Samuel Redgrave (3 October 1802, London - 20 March 1876 London) was an English civil servant and writer on art.
He was the eldest son of William Redgrave, and brother of Richard Redgrave, and was born at 9 Upper Eaton Street, Pimlico, London. When he was about 14 years old he obtained a clerkship at the Home Office, and in his leisure he studied French, German, and Spanish, and practised watercolour painting and architectural drawing. He was admitted in 1833 as an architectural student of the Royal Academy.
He subsequently received a permanent appointment at the Home Office, and worked on the registration of criminal offences. In 1836 he acted as secretary to the constabulary force commission, and in May 1839 became assistant private secretary to Lord John Russell, and then to Fox Maule, until September 1841. Later, from December 1852 to February 1856, he was private secretary to Henry Fitzroy.

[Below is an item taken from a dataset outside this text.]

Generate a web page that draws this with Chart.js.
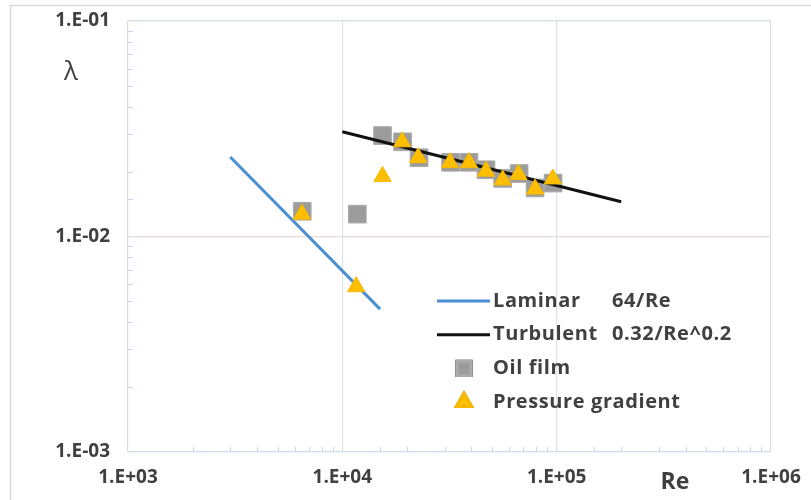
<!DOCTYPE html>
<html>
<head>
<meta charset="utf-8">
<script src="https://cdn.jsdelivr.net/npm/chart.js@4.4.1/dist/chart.umd.min.js"></script>
<style>
html, body { margin: 0; padding: 0; background: #fff; }
#wrap { position: relative; width: 811px; height: 500px; }
</style>
</head>
<body>
<div id="wrap"><canvas id="frictionChart"></canvas></div>
<script>
// legend names and formulas
const seriesNames = ['Laminar', 'Turbulent', 'Oil film', 'Pressure gradient'];
const seriesFormulas = ['64/Re', '0.32/Re^0.2', '', ''];

// reference lines (end points)
const laminarRe = [3000, 15000];
const laminarLambda = [0.0234, 0.0046];
const turbulentRe = [10000, 200000];
const turbulentLambda = [0.0306, 0.0145];

// measurements
const oilRe = [6500, 11750, 15400, 19100, 22800, 32000, 39000, 46800, 56000, 66800, 79300, 96200];
const oilLambda = [0.0131, 0.0127, 0.0294, 0.0275, 0.0232, 0.0221, 0.0221, 0.0204, 0.0186, 0.0196, 0.0168, 0.0177];
const pressureRe = [6480, 11600, 15400, 19000, 22600, 31800, 39000, 46800, 56000, 66300, 79300, 95900];
const pressureLambda = [0.0127, 0.00585, 0.0190, 0.0275, 0.0232, 0.0220, 0.0220, 0.0201, 0.0183, 0.0194, 0.0166, 0.0185];

// axis ticks
const xTickValues = [1e3, 1e4, 1e5, 1e6];
const xTickLabels = ['1.E+03', '1.E+04', '1.E+05', '1.E+06'];
const yTickValues = [1e-3, 1e-2, 1e-1];
const yTickLabels = ['1.E-03', '1.E-02', '1.E-01'];

const textColor = '#404040';
const edgeColor = '#d3dce8';

const pairs = (xs, ys) => xs.map((x, i) => ({ x: x, y: ys[i] }));
const majorIndex = (vals, v) => vals.findIndex(t => Math.abs(Math.log10(t) - Math.log10(v)) < 1e-6);

function gridColor(vals, inner) {
    return ctx => {
        if (!ctx.tick) return 'transparent';
        const i = majorIndex(vals, ctx.tick.value);
        if (i < 0) return 'transparent';
        return (i === 0 || i === vals.length - 1) ? edgeColor : inner;
    };
}

// outer frame of the chart
const frame = {
    id: 'frame',
    beforeDraw(chart) {
        const ctx = chart.ctx;
        ctx.save();
        ctx.strokeStyle = '#d9d9d9';
        ctx.lineWidth = 1.5;
        ctx.strokeRect(10.5, 5.5, chart.width, chart.height);
        ctx.restore();
    }
};

// small inward ticks at the minor log positions
const minorTicks = {
    id: 'minorTicks',
    beforeDatasetsDraw(chart) {
        const ctx = chart.ctx, area = chart.chartArea;
        const xs = chart.scales.x, ys = chart.scales.y;
        ctx.save();
        ctx.strokeStyle = '#c8d6e8';
        ctx.lineWidth = 1;
        ctx.beginPath();
        xs.ticks.forEach(t => {
            if (majorIndex(xTickValues, t.value) >= 0) return;
            const px = Math.round(xs.getPixelForValue(t.value)) + 0.5;
            ctx.moveTo(px, area.bottom);
            ctx.lineTo(px, area.bottom - 5);
        });
        ys.ticks.forEach(t => {
            if (majorIndex(yTickValues, t.value) >= 0) return;
            const py = Math.round(ys.getPixelForValue(t.value)) + 0.5;
            ctx.moveTo(area.left, py);
            ctx.lineTo(area.left + 5, py);
        });
        ctx.stroke();
        ctx.restore();
    }
};

// axis titles and the legend box inside the plot
const annotations = {
    id: 'annotations',
    afterDraw(chart) {
        const ctx = chart.ctx, area = chart.chartArea;
        ctx.save();
        ctx.fillStyle = textColor;
        ctx.textBaseline = 'middle';
        ctx.textAlign = 'center';
        ctx.font = '26px "Open Sans"';
        ctx.fillText('λ', area.left - 57, area.top + 52);
        ctx.font = 'bold 23px "Open Sans"';
        ctx.fillText('Re', area.right - 96, area.bottom + 30);

        const x0 = area.left + 309;
        const y0 = area.top + 280;
        const gap = 33.7;
        ctx.textAlign = 'left';
        ctx.font = 'bold 20px "Open Sans"';
        ctx.letterSpacing = '0.6px';
        chart.data.datasets.forEach((ds, i) => {
            const y = y0 + i * gap;
            if (ds.showLine) {
                ctx.strokeStyle = ds.borderColor;
                ctx.lineWidth = 3;
                ctx.beginPath();
                ctx.moveTo(x0, y);
                ctx.lineTo(x0 + 53, y);
                ctx.stroke();
            } else {
                Chart.helpers.drawPoint(ctx, {
                    pointStyle: ds.pointStyle,
                    radius: ds.pointStyle === 'rect' ? 10 : 9,
                    borderWidth: 1
                }, x0 + 27, y);
                ctx.fillStyle = ds.backgroundColor;
                ctx.strokeStyle = ds.borderColor;
                ctx.fill();
                ctx.stroke();
            }
            ctx.fillStyle = textColor;
            ctx.fillText(seriesNames[i], x0 + 56, y);
            if (seriesFormulas[i]) ctx.fillText(seriesFormulas[i], x0 + 175, y);
        });
        ctx.restore();
    }
};

new Chart(document.getElementById('frictionChart'), {
    type: 'scatter',
    data: {
        datasets: [{
            label: seriesNames[0] + ' ' + seriesFormulas[0],
            data: pairs(laminarRe, laminarLambda),
            showLine: true,
            borderColor: '#4a8fd3',
            borderWidth: 3,
            pointRadius: 0,
            order: 3
        }, {
            label: seriesNames[1] + ' ' + seriesFormulas[1],
            data: pairs(turbulentRe, turbulentLambda),
            showLine: true,
            borderColor: '#111111',
            borderWidth: 3,
            pointRadius: 0,
            order: 1
        }, {
            label: seriesNames[2],
            data: pairs(oilRe, oilLambda),
            pointStyle: 'rect',
            pointRadius: 12.5,
            backgroundColor: '#9c9c9c',
            borderColor: '#ababab',
            borderWidth: 1,
            order: 2
        }, {
            label: seriesNames[3],
            data: pairs(pressureRe, pressureLambda),
            pointStyle: 'triangle',
            pointRadius: 10,
            backgroundColor: '#ffbf00',
            borderColor: '#f5b800',
            borderWidth: 1,
            order: 0
        }]
    },
    options: {
        responsive: true,
        maintainAspectRatio: false,
        animation: false,
        layout: { padding: { left: 0, top: 21, right: 40, bottom: 0 } },
        plugins: {
            legend: { display: false },
            tooltip: { enabled: false }
        },
        scales: {
            x: {
                type: 'logarithmic',
                min: 1e3,
                max: 1e6,
                afterFit: s => {
                    s.height = 48;
                    s.paddingLeft = 0;
                    s.paddingRight = 0;
                },
                border: { display: false },
                grid: { color: gridColor(xTickValues, '#dfe3ea'), lineWidth: 1.2, drawTicks: false },
                ticks: {
                    autoSkip: false,
                    maxRotation: 0,
                    padding: 14,
                    color: textColor,
                    font: { family: 'Open Sans', size: 19, weight: 'bold' },
                    callback: v => {
                        const i = majorIndex(xTickValues, v);
                        return i >= 0 ? xTickLabels[i] : '';
                    }
                }
            },
            y: {
                type: 'logarithmic',
                min: 1e-3,
                max: 1e-1,
                afterFit: s => {
                    s.width = 128;
                    s.paddingTop = 0;
                    s.paddingBottom = 0;
                },
                border: { display: false },
                grid: { color: gridColor(yTickValues, '#ecdada'), lineWidth: 1.2, drawTicks: false },
                ticks: {
                    autoSkip: false,
                    padding: 18,
                    color: textColor,
                    font: { family: 'Open Sans', size: 19, weight: 'bold' },
                    callback: v => {
                        const i = majorIndex(yTickValues, v);
                        return i >= 0 ? yTickLabels[i] : '';
                    }
                }
            }
        }
    },
    plugins: [frame, minorTicks, annotations]
});
</script>
</body>
</html>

He retired from public service in 1860, and devoted the rest of his life to art. He had been secretary to the Etching Club since 1842, and knew leading artists. At the International Exhibition of 1862 the watercolour gallery was arranged by him, and the loan collection of miniatures exhibited at the South Kensington Museum in 1865 was under his management. His efforts contributed to the National Portrait exhibitions of 1866, 1867, and 1868, and the gallery of British art in the Paris International Exhibition of 1867 was under his direction. He also acted as secretary to the committee which carried out the exhibitions of the works of old masters and deceased British artists held at the Royal Academy from 1870, but then retired on the appointment of a lay secretary to the Academy in 1873.
Redgrave died at 17 Hyde Park Gate South, London in 1876, and was buried in the churchyard of Holy Trinity, Brompton.
During the tenure of the Home Office by Sir George Grey he prepared under direction a volume entitled Some Account of the Powers, Authorities, and Duties of Her Majesty's Principal Secretary of State for the Home Department, which was printed for official use in 1852. This work led him to compile Murray's Official Handbook of Church and State, which was published in 1852 and again in 1855.
His first contribution to the literature of art was A Century of Painters of the British School, written with his brother Richard, and first published in 1866. This was followed in 1874 by his Dictionary of Artists of the English School, and in 1877 by a Descriptive Catalogue of the Historical Collection of Water-colour Paintings in the South Kensington Museum, on which he was engaged at the time of his death. He also compiled the Catalogue of the Loan Exhibition of Fans, 1870, which was followed by Fans of all Countries, a folio volume issued in 1871, and he assisted in the compilation of the Catalogue of the Paintings, Miniatures, &c., bequeathed to the South Kensington Museum by the Rev. Alexander Dyce (1874).